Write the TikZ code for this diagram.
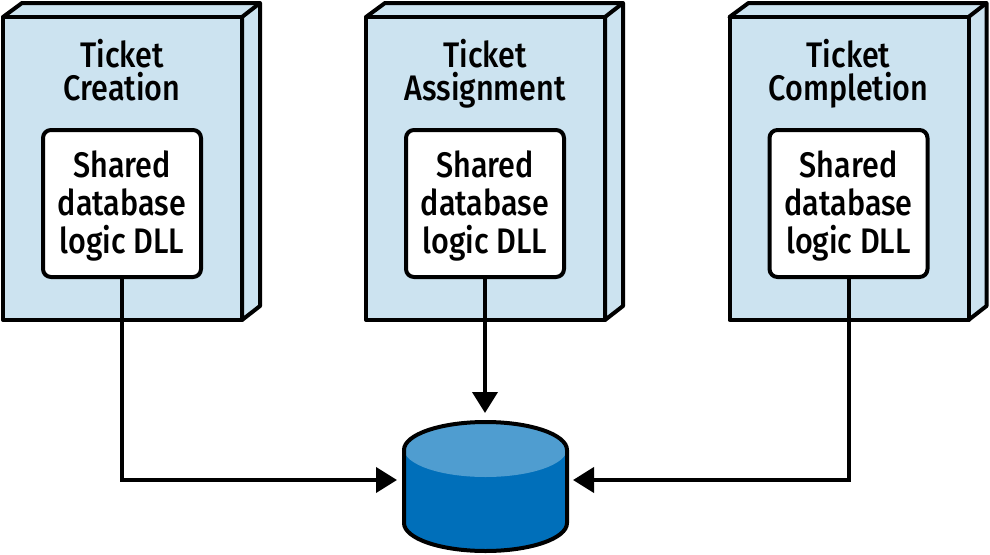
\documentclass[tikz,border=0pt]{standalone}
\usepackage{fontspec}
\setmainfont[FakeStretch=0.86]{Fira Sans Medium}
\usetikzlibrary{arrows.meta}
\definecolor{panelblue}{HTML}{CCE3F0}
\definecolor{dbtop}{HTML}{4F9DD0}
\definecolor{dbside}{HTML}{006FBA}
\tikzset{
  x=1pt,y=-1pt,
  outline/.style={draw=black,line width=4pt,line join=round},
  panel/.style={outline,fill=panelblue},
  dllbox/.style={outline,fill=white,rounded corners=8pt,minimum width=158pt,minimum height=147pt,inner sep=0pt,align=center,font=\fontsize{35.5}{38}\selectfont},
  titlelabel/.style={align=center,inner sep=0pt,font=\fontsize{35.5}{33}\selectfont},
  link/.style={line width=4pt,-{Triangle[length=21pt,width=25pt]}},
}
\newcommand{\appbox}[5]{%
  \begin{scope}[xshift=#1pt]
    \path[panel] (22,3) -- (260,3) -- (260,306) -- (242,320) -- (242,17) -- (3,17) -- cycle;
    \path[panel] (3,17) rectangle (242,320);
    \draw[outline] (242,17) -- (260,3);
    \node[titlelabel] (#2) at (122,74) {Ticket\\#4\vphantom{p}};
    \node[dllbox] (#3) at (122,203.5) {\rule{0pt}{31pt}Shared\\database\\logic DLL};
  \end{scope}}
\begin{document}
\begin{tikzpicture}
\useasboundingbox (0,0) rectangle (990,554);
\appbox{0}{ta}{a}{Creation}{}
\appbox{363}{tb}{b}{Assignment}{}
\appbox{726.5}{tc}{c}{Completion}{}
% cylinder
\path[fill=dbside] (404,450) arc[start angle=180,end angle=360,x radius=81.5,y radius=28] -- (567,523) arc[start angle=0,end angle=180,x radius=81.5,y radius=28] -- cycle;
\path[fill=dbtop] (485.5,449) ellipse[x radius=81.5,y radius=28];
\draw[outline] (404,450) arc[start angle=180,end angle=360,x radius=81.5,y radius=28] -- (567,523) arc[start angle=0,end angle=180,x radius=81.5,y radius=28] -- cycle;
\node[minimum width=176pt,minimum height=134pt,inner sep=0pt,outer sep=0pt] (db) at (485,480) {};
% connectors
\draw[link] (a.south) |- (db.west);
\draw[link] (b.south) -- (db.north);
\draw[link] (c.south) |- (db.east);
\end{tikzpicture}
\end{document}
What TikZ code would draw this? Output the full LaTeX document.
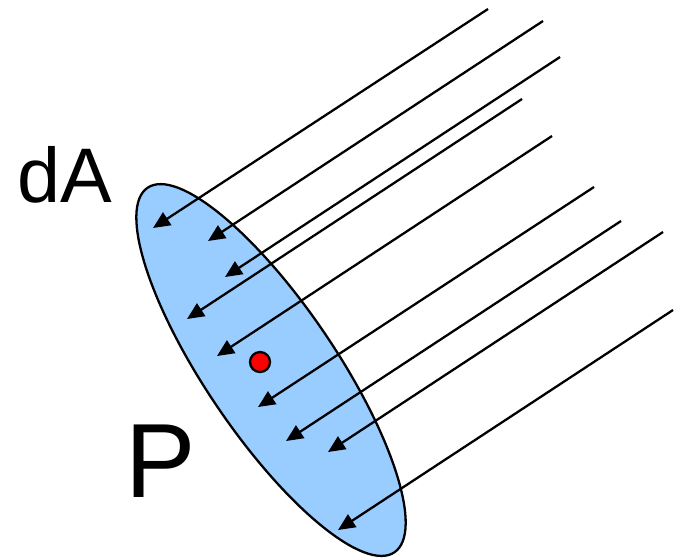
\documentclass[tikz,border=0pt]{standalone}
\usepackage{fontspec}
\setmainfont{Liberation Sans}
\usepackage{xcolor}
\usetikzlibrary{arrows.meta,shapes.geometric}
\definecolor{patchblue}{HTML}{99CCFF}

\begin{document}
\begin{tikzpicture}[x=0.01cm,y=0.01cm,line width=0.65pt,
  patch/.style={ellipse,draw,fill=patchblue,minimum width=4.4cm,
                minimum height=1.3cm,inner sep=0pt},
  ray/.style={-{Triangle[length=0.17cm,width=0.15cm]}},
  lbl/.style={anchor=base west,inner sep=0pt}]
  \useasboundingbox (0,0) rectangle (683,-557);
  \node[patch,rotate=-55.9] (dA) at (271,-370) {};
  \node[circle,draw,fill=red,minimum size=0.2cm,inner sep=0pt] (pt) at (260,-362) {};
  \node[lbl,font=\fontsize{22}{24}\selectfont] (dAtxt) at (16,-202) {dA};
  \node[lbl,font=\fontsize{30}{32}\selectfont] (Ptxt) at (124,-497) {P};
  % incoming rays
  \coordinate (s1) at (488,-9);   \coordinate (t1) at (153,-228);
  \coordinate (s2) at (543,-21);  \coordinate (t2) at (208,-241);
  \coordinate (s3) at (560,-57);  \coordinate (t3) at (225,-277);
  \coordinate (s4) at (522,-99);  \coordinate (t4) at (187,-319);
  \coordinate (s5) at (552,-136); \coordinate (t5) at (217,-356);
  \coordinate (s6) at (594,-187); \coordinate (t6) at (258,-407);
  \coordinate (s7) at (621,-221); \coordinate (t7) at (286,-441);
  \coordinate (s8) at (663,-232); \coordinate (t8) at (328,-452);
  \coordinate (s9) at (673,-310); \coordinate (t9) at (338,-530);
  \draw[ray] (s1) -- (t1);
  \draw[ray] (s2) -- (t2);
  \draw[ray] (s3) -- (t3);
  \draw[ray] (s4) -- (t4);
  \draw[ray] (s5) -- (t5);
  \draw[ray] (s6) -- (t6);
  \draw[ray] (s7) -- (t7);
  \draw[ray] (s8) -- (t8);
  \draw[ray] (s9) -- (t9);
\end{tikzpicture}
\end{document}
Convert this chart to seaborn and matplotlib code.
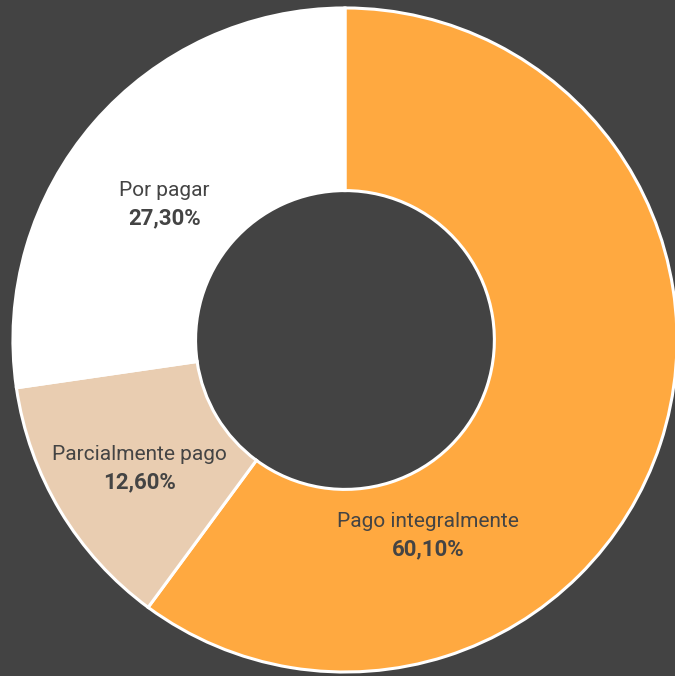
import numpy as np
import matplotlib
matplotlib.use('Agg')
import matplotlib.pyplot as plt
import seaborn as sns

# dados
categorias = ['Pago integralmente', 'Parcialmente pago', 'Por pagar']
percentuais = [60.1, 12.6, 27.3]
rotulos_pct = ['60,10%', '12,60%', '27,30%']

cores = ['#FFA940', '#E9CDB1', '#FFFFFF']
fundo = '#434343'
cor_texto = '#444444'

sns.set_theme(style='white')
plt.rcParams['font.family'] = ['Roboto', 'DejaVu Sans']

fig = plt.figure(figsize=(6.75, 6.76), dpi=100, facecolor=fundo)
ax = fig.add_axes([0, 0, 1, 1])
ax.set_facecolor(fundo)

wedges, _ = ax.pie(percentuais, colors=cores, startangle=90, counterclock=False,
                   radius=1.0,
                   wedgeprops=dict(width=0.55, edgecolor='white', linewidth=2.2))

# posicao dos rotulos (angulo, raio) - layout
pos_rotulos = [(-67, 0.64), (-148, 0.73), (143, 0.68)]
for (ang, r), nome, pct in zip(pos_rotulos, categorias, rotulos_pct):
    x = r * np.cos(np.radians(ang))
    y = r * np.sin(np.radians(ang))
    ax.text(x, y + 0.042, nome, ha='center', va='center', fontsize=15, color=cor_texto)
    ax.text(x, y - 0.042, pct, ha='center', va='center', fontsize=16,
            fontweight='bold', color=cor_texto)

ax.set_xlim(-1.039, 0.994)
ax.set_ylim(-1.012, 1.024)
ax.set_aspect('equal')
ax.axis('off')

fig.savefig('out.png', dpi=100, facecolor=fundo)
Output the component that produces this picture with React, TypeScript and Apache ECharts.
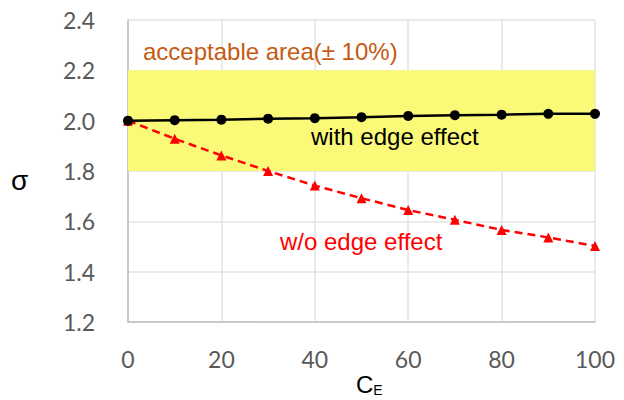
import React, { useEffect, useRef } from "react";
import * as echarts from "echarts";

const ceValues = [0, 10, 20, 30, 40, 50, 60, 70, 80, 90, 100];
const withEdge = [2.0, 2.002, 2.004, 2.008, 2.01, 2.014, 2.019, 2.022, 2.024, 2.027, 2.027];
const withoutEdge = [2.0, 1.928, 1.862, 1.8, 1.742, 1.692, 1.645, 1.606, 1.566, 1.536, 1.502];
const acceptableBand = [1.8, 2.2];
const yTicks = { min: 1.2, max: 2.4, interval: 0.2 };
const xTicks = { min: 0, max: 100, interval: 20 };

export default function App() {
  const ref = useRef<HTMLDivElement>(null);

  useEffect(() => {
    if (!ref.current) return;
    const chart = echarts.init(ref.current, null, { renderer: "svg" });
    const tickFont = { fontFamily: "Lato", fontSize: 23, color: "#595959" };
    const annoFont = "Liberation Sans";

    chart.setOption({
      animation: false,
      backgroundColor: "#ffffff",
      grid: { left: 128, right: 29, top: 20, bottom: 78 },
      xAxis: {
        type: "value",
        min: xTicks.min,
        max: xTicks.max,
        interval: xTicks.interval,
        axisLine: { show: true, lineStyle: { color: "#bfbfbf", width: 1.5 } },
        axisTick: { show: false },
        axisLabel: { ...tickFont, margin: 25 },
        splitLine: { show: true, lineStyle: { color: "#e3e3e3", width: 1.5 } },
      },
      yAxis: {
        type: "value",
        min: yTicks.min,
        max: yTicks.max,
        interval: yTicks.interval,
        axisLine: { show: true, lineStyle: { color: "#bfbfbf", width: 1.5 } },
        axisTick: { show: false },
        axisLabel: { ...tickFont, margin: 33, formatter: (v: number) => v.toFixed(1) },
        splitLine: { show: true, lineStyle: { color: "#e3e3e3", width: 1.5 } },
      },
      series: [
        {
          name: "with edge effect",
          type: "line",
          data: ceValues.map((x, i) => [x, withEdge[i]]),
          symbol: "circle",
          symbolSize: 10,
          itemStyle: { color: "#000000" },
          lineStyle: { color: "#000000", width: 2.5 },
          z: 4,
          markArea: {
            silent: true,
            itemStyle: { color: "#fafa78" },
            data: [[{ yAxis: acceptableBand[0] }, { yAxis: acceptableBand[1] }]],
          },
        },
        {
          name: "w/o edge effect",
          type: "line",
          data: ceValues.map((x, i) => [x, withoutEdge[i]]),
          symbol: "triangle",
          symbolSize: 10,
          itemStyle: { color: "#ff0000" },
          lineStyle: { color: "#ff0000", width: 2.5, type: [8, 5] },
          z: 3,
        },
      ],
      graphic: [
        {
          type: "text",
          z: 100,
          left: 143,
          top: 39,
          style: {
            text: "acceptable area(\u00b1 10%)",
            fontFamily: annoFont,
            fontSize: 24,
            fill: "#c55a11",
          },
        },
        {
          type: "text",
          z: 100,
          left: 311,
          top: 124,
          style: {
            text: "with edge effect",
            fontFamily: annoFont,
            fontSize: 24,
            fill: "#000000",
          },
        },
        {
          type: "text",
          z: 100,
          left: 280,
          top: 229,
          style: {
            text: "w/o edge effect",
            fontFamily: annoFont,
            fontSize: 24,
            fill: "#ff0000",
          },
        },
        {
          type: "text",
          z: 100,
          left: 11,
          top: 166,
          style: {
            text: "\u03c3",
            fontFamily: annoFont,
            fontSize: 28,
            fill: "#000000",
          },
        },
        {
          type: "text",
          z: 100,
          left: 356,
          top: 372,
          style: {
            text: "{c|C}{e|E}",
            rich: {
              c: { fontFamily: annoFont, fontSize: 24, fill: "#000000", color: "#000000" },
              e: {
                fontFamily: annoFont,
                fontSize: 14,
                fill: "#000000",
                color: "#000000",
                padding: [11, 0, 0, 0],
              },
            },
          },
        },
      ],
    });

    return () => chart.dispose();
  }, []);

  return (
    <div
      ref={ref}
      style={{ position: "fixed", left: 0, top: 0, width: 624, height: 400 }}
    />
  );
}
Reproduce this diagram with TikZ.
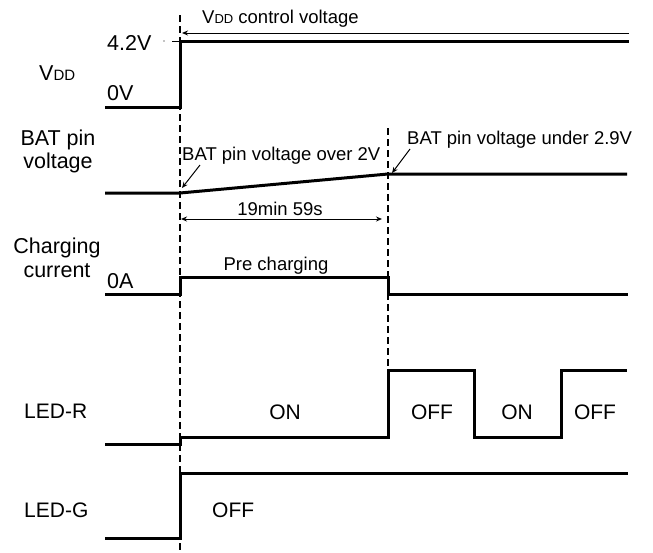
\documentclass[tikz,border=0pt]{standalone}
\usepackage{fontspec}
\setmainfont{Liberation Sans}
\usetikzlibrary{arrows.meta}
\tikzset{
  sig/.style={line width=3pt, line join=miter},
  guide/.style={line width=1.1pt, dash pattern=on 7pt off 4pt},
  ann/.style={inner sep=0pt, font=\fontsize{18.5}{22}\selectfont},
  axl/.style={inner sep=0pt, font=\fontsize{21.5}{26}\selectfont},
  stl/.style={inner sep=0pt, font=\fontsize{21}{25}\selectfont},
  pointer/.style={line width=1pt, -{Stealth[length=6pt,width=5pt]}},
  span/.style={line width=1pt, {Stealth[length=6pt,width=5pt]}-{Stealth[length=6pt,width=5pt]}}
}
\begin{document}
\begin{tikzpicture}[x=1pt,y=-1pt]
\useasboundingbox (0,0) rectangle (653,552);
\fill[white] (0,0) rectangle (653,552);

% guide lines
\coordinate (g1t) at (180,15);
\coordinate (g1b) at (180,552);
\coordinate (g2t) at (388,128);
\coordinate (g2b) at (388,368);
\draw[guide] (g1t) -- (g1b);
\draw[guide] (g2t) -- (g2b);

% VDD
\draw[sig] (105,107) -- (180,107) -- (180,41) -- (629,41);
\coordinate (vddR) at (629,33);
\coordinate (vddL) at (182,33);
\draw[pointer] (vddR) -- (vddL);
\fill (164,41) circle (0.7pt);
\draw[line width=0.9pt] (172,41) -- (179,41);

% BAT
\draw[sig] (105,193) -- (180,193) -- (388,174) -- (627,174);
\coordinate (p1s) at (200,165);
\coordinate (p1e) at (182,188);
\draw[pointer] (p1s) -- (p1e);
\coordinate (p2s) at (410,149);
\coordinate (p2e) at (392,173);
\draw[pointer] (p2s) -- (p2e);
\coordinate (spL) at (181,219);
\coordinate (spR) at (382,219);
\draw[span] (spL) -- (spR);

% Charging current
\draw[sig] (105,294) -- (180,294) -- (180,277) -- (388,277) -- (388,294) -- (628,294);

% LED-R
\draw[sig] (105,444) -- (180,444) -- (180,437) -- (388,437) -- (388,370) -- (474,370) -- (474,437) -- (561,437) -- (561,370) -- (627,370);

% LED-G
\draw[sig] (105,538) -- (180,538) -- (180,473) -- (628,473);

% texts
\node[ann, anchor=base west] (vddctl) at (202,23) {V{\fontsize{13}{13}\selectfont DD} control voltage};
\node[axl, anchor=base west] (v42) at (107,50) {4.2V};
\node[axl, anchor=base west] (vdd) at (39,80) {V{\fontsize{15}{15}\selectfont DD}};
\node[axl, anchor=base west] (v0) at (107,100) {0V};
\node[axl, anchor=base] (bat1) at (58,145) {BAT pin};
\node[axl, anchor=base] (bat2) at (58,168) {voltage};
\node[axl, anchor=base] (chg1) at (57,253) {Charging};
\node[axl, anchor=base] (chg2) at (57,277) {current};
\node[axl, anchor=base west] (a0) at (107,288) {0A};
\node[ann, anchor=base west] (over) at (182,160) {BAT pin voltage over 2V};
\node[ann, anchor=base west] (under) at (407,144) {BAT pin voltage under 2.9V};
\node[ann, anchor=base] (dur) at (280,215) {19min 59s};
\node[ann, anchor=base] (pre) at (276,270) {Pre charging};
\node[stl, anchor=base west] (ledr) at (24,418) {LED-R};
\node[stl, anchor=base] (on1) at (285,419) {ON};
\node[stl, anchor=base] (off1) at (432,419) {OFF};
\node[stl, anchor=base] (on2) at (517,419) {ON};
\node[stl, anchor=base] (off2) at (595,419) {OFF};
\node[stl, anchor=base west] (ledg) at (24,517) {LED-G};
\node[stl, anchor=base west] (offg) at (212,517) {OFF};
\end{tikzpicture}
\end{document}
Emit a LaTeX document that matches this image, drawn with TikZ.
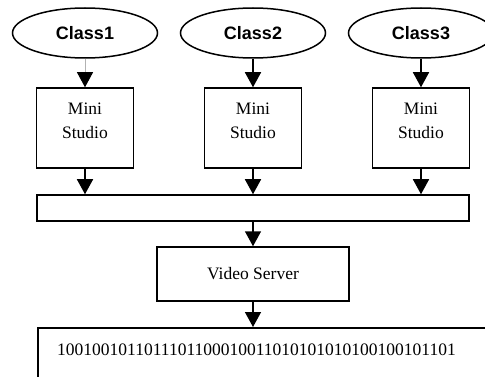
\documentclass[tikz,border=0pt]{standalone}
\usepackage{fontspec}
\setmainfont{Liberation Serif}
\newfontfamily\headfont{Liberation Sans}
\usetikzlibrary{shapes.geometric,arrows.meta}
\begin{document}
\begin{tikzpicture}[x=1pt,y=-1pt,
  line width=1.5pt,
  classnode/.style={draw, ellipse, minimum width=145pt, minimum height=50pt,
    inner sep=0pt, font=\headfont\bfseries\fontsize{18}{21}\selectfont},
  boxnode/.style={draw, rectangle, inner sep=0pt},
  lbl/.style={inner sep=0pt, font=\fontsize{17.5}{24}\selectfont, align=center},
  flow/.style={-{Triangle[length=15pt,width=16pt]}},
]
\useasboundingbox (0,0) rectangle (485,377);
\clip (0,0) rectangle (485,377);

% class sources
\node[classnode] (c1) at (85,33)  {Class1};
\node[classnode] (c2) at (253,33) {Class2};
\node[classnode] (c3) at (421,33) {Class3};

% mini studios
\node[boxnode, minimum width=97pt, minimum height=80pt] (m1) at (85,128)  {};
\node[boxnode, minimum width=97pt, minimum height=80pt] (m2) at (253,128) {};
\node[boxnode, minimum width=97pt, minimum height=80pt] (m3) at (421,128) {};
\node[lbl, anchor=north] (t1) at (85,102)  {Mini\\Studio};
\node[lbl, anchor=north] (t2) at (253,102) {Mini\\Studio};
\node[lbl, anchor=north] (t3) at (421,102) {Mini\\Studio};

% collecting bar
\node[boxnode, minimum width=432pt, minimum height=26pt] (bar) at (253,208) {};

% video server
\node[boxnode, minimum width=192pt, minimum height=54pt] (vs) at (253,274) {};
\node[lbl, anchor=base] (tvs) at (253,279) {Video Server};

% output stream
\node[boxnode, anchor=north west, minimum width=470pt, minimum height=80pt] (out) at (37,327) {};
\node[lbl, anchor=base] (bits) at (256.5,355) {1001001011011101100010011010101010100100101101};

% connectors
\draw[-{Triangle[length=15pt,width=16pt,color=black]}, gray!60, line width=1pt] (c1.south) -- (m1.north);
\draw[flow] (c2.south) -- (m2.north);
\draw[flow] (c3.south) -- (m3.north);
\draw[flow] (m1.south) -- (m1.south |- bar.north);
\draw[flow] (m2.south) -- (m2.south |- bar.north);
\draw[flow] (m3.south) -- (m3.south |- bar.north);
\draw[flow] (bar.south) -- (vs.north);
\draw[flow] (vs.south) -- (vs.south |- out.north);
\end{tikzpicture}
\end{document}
□ □ □ □ □ □ □
AIM OF THE EXERCISE:
Transcribe only the lines from the line holding "Convert this chart" through the line holding "import seaborn as sns", inclusive, without any of the pictures.

THE ANSWER:
Convert this chart to seaborn and matplotlib code.
import numpy as np
import matplotlib
matplotlib.use('Agg')
import matplotlib.pyplot as plt
import seaborn as sns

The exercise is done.